Copy out the listing that follows, exact in every word, and skip the images.

* MATERIAL PROVIDED *
[Begin]

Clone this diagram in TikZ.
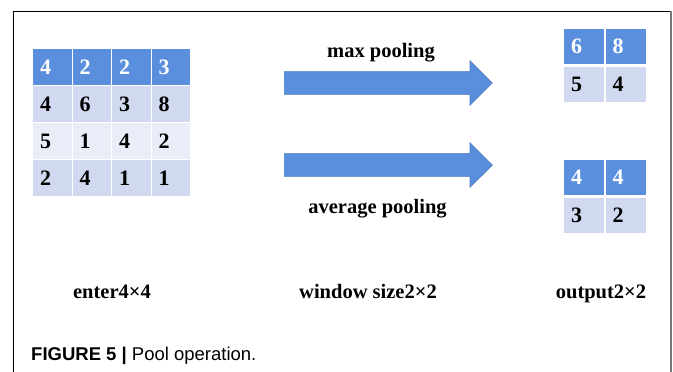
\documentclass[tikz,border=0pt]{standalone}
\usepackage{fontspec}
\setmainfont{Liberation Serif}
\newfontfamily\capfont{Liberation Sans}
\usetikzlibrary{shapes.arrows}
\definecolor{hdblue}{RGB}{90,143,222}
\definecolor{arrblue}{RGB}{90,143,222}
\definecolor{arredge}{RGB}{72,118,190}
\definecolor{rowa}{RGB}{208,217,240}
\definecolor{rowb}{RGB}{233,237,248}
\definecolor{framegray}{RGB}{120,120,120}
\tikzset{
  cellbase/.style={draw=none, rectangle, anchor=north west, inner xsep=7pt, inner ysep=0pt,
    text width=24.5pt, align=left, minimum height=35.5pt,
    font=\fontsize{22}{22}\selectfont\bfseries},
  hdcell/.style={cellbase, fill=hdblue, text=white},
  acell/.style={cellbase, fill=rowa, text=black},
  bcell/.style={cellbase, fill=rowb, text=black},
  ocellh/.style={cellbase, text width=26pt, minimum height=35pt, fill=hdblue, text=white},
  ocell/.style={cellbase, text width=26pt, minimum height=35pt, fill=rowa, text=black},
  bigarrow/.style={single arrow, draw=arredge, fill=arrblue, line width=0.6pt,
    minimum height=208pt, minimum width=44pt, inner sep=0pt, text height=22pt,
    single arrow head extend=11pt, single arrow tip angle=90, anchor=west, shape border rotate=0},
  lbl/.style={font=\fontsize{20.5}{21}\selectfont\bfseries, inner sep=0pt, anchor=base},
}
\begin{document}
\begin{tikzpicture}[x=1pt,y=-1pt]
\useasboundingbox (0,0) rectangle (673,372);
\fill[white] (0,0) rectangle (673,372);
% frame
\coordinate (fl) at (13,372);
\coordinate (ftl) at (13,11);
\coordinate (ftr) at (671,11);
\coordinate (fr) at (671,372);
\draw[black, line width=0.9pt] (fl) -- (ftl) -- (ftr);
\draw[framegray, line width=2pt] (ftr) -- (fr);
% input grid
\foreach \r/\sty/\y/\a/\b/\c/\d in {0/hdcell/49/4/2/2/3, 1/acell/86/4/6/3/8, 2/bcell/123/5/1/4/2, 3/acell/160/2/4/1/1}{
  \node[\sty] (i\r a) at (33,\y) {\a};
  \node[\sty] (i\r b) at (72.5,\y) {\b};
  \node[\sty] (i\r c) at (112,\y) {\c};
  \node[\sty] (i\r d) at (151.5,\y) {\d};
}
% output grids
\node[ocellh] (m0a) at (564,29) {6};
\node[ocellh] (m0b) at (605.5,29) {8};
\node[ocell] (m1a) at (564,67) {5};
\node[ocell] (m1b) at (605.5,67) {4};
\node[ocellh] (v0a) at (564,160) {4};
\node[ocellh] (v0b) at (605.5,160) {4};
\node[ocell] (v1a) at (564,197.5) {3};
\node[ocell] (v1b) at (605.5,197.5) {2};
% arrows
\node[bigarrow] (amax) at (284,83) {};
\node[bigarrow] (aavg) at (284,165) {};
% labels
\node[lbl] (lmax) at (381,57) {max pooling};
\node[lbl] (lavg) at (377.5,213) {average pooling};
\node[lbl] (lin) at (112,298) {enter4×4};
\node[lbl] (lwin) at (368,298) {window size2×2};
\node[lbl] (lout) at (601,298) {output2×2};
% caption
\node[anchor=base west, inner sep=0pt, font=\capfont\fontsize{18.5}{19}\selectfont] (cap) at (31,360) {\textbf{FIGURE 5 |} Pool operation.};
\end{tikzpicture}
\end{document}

[End]

* THE RESPONSE *
Clone this diagram in TikZ.
\documentclass[tikz,border=0pt]{standalone}
\usepackage{fontspec}
\setmainfont{Liberation Serif}
\newfontfamily\capfont{Liberation Sans}
\usetikzlibrary{shapes.arrows}
\definecolor{hdblue}{RGB}{90,143,222}
\definecolor{arrblue}{RGB}{90,143,222}
\definecolor{arredge}{RGB}{72,118,190}
\definecolor{rowa}{RGB}{208,217,240}
\definecolor{rowb}{RGB}{233,237,248}
\definecolor{framegray}{RGB}{120,120,120}
\tikzset{
  cellbase/.style={draw=none, rectangle, anchor=north west, inner xsep=7pt, inner ysep=0pt,
    text width=24.5pt, align=left, minimum height=35.5pt,
    font=\fontsize{22}{22}\selectfont\bfseries},
  hdcell/.style={cellbase, fill=hdblue, text=white},
  acell/.style={cellbase, fill=rowa, text=black},
  bcell/.style={cellbase, fill=rowb, text=black},
  ocellh/.style={cellbase, text width=26pt, minimum height=35pt, fill=hdblue, text=white},
  ocell/.style={cellbase, text width=26pt, minimum height=35pt, fill=rowa, text=black},
  bigarrow/.style={single arrow, draw=arredge, fill=arrblue, line width=0.6pt,
    minimum height=208pt, minimum width=44pt, inner sep=0pt, text height=22pt,
    single arrow head extend=11pt, single arrow tip angle=90, anchor=west, shape border rotate=0},
  lbl/.style={font=\fontsize{20.5}{21}\selectfont\bfseries, inner sep=0pt, anchor=base},
}
\begin{document}
\begin{tikzpicture}[x=1pt,y=-1pt]
\useasboundingbox (0,0) rectangle (673,372);
\fill[white] (0,0) rectangle (673,372);
% frame
\coordinate (fl) at (13,372);
\coordinate (ftl) at (13,11);
\coordinate (ftr) at (671,11);
\coordinate (fr) at (671,372);
\draw[black, line width=0.9pt] (fl) -- (ftl) -- (ftr);
\draw[framegray, line width=2pt] (ftr) -- (fr);
% input grid
\foreach \r/\sty/\y/\a/\b/\c/\d in {0/hdcell/49/4/2/2/3, 1/acell/86/4/6/3/8, 2/bcell/123/5/1/4/2, 3/acell/160/2/4/1/1}{
  \node[\sty] (i\r a) at (33,\y) {\a};
  \node[\sty] (i\r b) at (72.5,\y) {\b};
  \node[\sty] (i\r c) at (112,\y) {\c};
  \node[\sty] (i\r d) at (151.5,\y) {\d};
}
% output grids
\node[ocellh] (m0a) at (564,29) {6};
\node[ocellh] (m0b) at (605.5,29) {8};
\node[ocell] (m1a) at (564,67) {5};
\node[ocell] (m1b) at (605.5,67) {4};
\node[ocellh] (v0a) at (564,160) {4};
\node[ocellh] (v0b) at (605.5,160) {4};
\node[ocell] (v1a) at (564,197.5) {3};
\node[ocell] (v1b) at (605.5,197.5) {2};
% arrows
\node[bigarrow] (amax) at (284,83) {};
\node[bigarrow] (aavg) at (284,165) {};
% labels
\node[lbl] (lmax) at (381,57) {max pooling};
\node[lbl] (lavg) at (377.5,213) {average pooling};
\node[lbl] (lin) at (112,298) {enter4×4};
\node[lbl] (lwin) at (368,298) {window size2×2};
\node[lbl] (lout) at (601,298) {output2×2};
% caption
\node[anchor=base west, inner sep=0pt, font=\capfont\fontsize{18.5}{19}\selectfont] (cap) at (31,360) {\textbf{FIGURE 5 |} Pool operation.};
\end{tikzpicture}
\end{document}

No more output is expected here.